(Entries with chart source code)
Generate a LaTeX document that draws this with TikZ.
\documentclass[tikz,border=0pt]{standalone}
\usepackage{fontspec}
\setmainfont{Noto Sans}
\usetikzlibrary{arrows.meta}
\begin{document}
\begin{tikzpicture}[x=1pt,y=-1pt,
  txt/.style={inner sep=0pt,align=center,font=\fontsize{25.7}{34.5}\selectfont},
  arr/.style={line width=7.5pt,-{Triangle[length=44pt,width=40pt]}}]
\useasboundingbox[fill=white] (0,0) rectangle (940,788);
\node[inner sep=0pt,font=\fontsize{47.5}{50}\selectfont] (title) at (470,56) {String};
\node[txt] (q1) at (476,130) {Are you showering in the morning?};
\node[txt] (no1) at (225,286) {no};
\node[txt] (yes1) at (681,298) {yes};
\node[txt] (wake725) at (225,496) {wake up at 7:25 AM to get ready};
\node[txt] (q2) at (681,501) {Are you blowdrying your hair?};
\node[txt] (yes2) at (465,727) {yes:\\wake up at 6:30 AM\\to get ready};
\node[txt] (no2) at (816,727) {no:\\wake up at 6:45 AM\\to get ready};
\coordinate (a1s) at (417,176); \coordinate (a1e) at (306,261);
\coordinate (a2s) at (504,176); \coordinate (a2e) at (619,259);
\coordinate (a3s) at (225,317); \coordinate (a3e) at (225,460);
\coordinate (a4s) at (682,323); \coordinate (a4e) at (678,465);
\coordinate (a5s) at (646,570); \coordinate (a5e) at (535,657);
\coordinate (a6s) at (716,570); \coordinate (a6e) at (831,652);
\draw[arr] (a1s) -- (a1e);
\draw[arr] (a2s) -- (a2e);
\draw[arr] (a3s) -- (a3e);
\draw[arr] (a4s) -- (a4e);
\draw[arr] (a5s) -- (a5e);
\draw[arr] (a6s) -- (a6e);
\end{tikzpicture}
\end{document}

---

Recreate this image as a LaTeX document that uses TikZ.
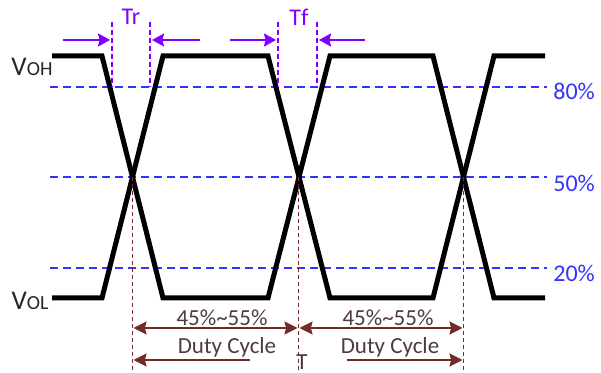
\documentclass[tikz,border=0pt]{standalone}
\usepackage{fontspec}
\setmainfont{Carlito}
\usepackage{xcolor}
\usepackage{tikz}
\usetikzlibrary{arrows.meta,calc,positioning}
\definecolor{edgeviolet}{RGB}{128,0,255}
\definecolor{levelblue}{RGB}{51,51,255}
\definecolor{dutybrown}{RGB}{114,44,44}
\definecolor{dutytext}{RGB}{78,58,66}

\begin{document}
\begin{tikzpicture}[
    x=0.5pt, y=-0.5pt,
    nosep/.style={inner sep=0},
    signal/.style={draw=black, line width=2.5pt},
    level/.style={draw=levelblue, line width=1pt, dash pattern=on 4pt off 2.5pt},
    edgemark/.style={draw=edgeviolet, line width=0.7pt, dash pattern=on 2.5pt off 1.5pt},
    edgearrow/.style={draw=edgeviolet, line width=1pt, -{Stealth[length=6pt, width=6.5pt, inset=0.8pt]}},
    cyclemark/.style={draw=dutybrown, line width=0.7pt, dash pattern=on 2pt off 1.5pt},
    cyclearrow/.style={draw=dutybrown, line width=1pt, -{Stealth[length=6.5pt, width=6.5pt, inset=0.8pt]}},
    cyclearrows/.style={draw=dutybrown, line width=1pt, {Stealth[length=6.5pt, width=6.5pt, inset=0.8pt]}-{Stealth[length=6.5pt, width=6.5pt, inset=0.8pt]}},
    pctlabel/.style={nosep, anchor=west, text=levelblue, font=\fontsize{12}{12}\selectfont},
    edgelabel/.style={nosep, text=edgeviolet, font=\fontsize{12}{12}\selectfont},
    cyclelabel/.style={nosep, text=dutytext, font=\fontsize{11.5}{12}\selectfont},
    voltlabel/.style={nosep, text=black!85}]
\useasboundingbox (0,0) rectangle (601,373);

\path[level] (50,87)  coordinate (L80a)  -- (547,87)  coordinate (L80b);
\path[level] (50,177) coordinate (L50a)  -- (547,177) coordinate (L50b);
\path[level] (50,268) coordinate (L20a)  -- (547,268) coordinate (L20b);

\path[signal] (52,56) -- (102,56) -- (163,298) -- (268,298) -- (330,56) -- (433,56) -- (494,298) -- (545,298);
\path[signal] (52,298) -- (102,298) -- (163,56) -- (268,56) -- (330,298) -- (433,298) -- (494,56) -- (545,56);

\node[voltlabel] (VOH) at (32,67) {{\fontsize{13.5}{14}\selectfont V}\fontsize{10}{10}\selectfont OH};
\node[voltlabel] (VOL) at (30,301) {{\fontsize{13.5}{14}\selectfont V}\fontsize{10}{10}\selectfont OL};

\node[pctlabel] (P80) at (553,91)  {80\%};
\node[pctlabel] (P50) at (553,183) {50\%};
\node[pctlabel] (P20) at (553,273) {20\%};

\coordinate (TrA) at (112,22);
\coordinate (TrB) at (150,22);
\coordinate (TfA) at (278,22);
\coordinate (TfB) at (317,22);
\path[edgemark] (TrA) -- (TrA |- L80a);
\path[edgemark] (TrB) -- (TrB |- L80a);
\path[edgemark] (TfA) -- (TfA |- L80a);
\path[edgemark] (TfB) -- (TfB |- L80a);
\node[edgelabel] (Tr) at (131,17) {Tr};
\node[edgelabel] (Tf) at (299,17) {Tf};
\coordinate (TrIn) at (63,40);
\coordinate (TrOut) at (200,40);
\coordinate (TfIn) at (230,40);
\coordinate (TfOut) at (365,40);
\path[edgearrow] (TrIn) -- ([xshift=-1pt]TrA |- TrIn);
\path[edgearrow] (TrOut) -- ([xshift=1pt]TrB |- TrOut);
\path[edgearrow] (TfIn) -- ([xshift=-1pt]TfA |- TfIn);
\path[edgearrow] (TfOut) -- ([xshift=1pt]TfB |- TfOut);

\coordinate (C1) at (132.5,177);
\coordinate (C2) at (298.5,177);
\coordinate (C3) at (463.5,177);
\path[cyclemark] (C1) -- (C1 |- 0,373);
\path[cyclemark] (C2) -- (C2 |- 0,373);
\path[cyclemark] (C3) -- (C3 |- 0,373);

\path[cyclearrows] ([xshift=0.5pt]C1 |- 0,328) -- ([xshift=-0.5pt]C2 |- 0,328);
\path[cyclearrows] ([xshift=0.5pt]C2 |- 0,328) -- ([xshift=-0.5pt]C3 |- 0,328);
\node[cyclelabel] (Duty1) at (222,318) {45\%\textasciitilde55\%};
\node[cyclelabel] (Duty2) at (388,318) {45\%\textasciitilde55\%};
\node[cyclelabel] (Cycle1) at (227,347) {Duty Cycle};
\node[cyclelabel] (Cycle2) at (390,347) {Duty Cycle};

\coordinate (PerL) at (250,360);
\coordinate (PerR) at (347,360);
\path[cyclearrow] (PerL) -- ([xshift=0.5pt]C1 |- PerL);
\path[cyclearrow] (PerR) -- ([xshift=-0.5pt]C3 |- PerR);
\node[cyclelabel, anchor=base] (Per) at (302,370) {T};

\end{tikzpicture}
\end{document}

• _Stated goal_: Leaving out all pictures, set down exactly the lines of the material above, from the line with "Recreate this image" to the line with "(0,0) rectangle (601,373);" inclusive, and no others.

• _Final answer_:
Recreate this image as a LaTeX document that uses TikZ.
\documentclass[tikz,border=0pt]{standalone}
\usepackage{fontspec}
\setmainfont{Carlito}
\usepackage{xcolor}
\usepackage{tikz}
\usetikzlibrary{arrows.meta,calc,positioning}
\definecolor{edgeviolet}{RGB}{128,0,255}
\definecolor{levelblue}{RGB}{51,51,255}
\definecolor{dutybrown}{RGB}{114,44,44}
\definecolor{dutytext}{RGB}{78,58,66}

\begin{document}
\begin{tikzpicture}[
    x=0.5pt, y=-0.5pt,
    nosep/.style={inner sep=0},
    signal/.style={draw=black, line width=2.5pt},
    level/.style={draw=levelblue, line width=1pt, dash pattern=on 4pt off 2.5pt},
    edgemark/.style={draw=edgeviolet, line width=0.7pt, dash pattern=on 2.5pt off 1.5pt},
    edgearrow/.style={draw=edgeviolet, line width=1pt, -{Stealth[length=6pt, width=6.5pt, inset=0.8pt]}},
    cyclemark/.style={draw=dutybrown, line width=0.7pt, dash pattern=on 2pt off 1.5pt},
    cyclearrow/.style={draw=dutybrown, line width=1pt, -{Stealth[length=6.5pt, width=6.5pt, inset=0.8pt]}},
    cyclearrows/.style={draw=dutybrown, line width=1pt, {Stealth[length=6.5pt, width=6.5pt, inset=0.8pt]}-{Stealth[length=6.5pt, width=6.5pt, inset=0.8pt]}},
    pctlabel/.style={nosep, anchor=west, text=levelblue, font=\fontsize{12}{12}\selectfont},
    edgelabel/.style={nosep, text=edgeviolet, font=\fontsize{12}{12}\selectfont},
    cyclelabel/.style={nosep, text=dutytext, font=\fontsize{11.5}{12}\selectfont},
    voltlabel/.style={nosep, text=black!85}]
\useasboundingbox (0,0) rectangle (601,373);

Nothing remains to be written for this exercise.